Tuesday, August 5, 2008

Love living for our baby

Going through all of my old photos has been such a journey. I have been blessed with so many good times over the years...lots of adventures, travels, love, friendships, fearlessness...times I would never replace, but choose to live again!

I also found my baby photos. And, lots of childhood photos of my sisters, mother and father. Life as a child was good...really good. The occasions caught on film after all of these years jogged my memory and took me on particular adventures once again.

It is amazing the difference between my childhood years, my life during my 8 year college stint vs my life in the professional and "adult" world. Worlds apart! I wish I would have stayed free-spirited throughout the years.

But, you grow up, have to become (at the very least reasonably) responsible, get a job and somehow become cynical along the way...influenced by people, begin to worry and care about what others think about you, allow yourself to believe you are what you aren't or what others think of you, blah, blah, blah and get sucked into a world of everyone’s confusion, fear and negativity.

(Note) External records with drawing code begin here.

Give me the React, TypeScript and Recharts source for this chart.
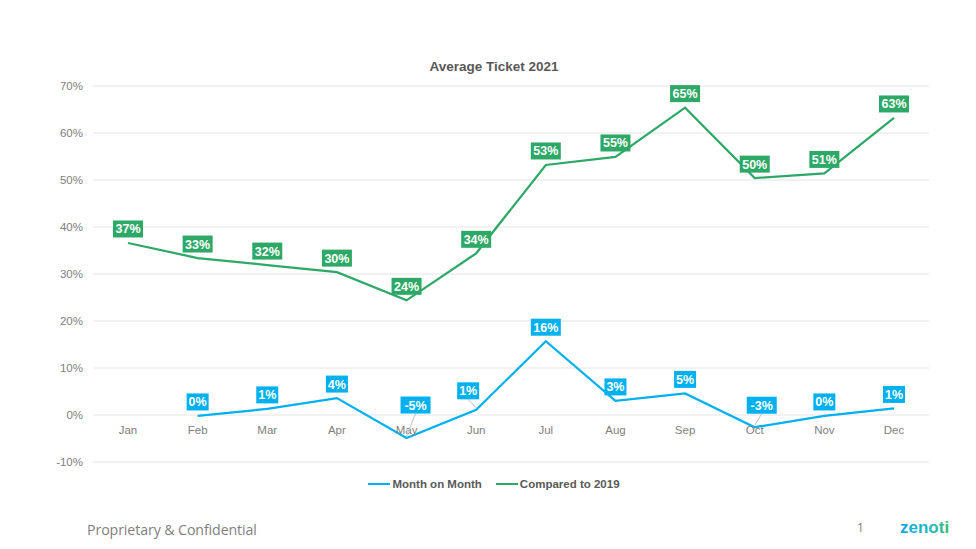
import React from 'react';
import { LineChart, Line, XAxis, YAxis, CartesianGrid } from 'recharts';

const months = ['Jan', 'Feb', 'Mar', 'Apr', 'May', 'Jun', 'Jul', 'Aug', 'Sep', 'Oct', 'Nov', 'Dec'];
const monthOnMonth = [null, -0.2, 1.3, 3.6, -4.9, 1.1, 15.7, 3.0, 4.6, -2.6, -0.2, 1.4];
const comparedTo2019 = [36.6, 33.4, 31.9, 30.4, 24.4, 34.4, 53.2, 54.9, 65.4, 50.4, 51.4, 63.2];
const yTicks = [-10, 0, 10, 20, 30, 40, 50, 60, 70];

const BLUE = '#00B0F0';
const GREEN = '#2EA866';
const FONT = '"Liberation Sans", Arial, sans-serif';

const data = months.map((m, i) => ({
  month: m,
  mom: monthOnMonth[i],
  vs2019: comparedTo2019[i],
}));

// a few blue labels sit off the point in the original, with a leader line
const blueNudges: Record<number, { dx: number; dy: number }> = {
  4: { dx: 9, dy: -33 },
  5: { dx: -8, dy: -19 },
  9: { dx: 7, dy: -22 },
};

function BoxLabel(props: any) {
  const { x, y, value, index, color, nudges } = props;
  if (value == null || x == null || y == null) return null;
  const text = `${Math.round(value)}%`;
  const n = (nudges && nudges[index]) || { dx: 0, dy: -14 };
  const cx = x + n.dx;
  const cy = y + n.dy;
  const w = text.length * 8 + 6;
  const h = 17;
  const leader = nudges && nudges[index];
  return (
    <g>
      {leader && (
        <line x1={cx} y1={cy + h / 2} x2={x} y2={y - 2} stroke="#bfbfbf" strokeWidth={1} />
      )}
      <rect x={cx - w / 2} y={cy - h / 2} width={w} height={h} fill={color} />
      <text
        x={cx}
        y={cy + 4.5}
        textAnchor="middle"
        fill="#fff"
        fontFamily={FONT}
        fontWeight="bold"
        fontSize={12.5}
      >
        {text}
      </text>
    </g>
  );
}

function MonthTick(props: any) {
  const { x, y, payload } = props;
  return (
    <text x={x} y={y - 28} textAnchor="middle" fill="#808080" fontFamily={FONT} fontSize={11.5}>
      {payload.value}
    </text>
  );
}

export default function App() {
  return (
    <div
      style={{
        position: 'fixed',
        top: 0,
        left: 0,
        width: 976,
        height: 549,
        background: '#fff',
        overflow: 'hidden',
      }}
    >
      <div
        style={{
          position: 'absolute',
          top: 59,
          left: 0,
          width: 988,
          textAlign: 'center',
          fontFamily: FONT,
          fontWeight: 'bold',
          fontSize: 13.5,
          color: '#595959',
        }}
      >
        Average Ticket 2021
      </div>

      <LineChart
        width={976}
        height={549}
        data={data}
        margin={{ top: 86, right: 47, bottom: 57, left: 43 }}
      >
        <CartesianGrid vertical={false} stroke="#e4e4e4" strokeWidth={1} />
        <XAxis
          dataKey="month"
          height={30}
          axisLine={false}
          tickLine={false}
          tickSize={0}
          tickMargin={0}
          padding={{ left: 35, right: 35 }}
          tick={<MonthTick />}
          interval={0}
        />
        <YAxis
          width={50}
          domain={[-10, 70]}
          ticks={yTicks}
          axisLine={false}
          tickLine={false}
          tickMargin={4}
          tickFormatter={(v) => `${v}%`}
          tick={{ fill: '#808080', fontSize: 11.5, fontFamily: FONT }}
        />
        <Line
          dataKey="mom"
          stroke={BLUE}
          strokeWidth={2.25}
          dot={false}
          isAnimationActive={false}
          label={<BoxLabel color={BLUE} nudges={blueNudges} />}
        />
        <Line
          dataKey="vs2019"
          stroke={GREEN}
          strokeWidth={2.25}
          dot={false}
          isAnimationActive={false}
          label={<BoxLabel color={GREEN} />}
        />
      </LineChart>

      <div
        style={{
          position: 'absolute',
          top: 478,
          left: 0,
          width: 988,
          display: 'flex',
          justifyContent: 'center',
          gap: 14,
          fontFamily: FONT,
          fontWeight: 'bold',
          fontSize: 11.5,
          color: '#595959',
        }}
      >
        {[
          { name: 'Month on Month', color: BLUE },
          { name: 'Compared to 2019', color: GREEN },
        ].map((item) => (
          <div key={item.name} style={{ display: 'flex', alignItems: 'center' }}>
            <span
              style={{ display: 'inline-block', width: 22, height: 2, background: item.color, marginRight: 2 }}
            />
            {item.name}
          </div>
        ))}
      </div>

      <div
        style={{
          position: 'absolute',
          top: 520,
          left: 87,
          fontFamily: '"Open Sans", sans-serif',
          fontSize: 14.2,
          color: '#7f7f7f',
          letterSpacing: -0.1,
        }}
      >
        Proprietary &amp; Confidential
      </div>
      <div
        style={{
          position: 'absolute',
          top: 519,
          left: 857,
          fontFamily: '"Open Sans", sans-serif',
          fontSize: 12,
          color: '#7f7f7f',
        }}
      >
        1
      </div>
      <svg style={{ position: 'absolute', top: 514, left: 897 }} width={60} height={26}>
        <defs>
          <linearGradient id="zg" x1="0" x2="1" y1="0" y2="0">
            <stop offset="0" stopColor="#1aa8e0" />
            <stop offset="0.6" stopColor="#22b6c2" />
            <stop offset="1" stopColor="#3cbb6e" />
          </linearGradient>
        </defs>
        <text x={3} y={19} fill="url(#zg)" fontFamily={FONT} fontWeight="bold" fontSize={17}>
          zenoti
        </text>
      </svg>
    </div>
  );
}
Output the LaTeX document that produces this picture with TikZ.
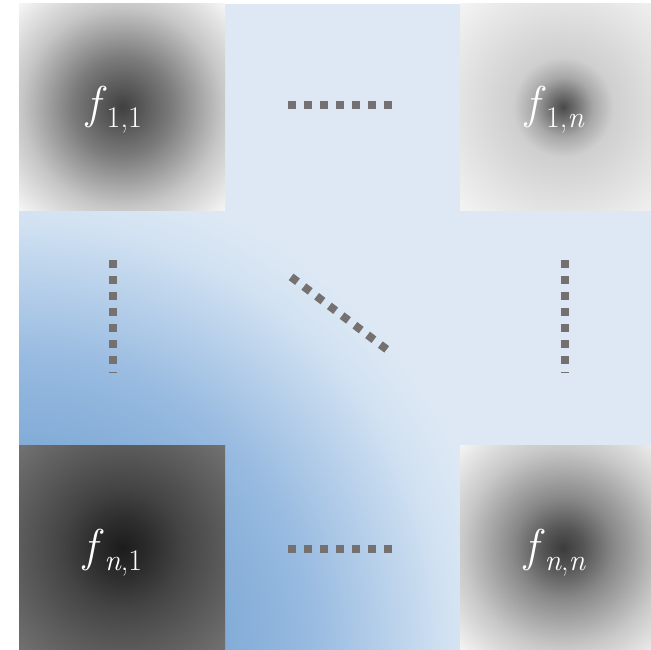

I have always believed that what once was can be again. For some reason I stopped believing and stopped “living” as I was intended to live. It is easier to be sucked into becoming a negative person than positive and to live in fear than love.

Well…seeing all of the photos of my mother made me really miss her. She was so beautiful inside and out. Although I may not remember the shape of her teeth, the smell of her hair, and the sound of her voice…I certainly remember the things she taught me about life and people. She was wise beyond her years.

My constant thought over the last couple of days has been to RELAX, enjoy and strive to be more like the woman that my mother was. She lived in faith - not fear, never strayed from what she believed in regardless of what others thought of her. She lived her years to the fullest and I want to be able to say and do the same thing for our little girl.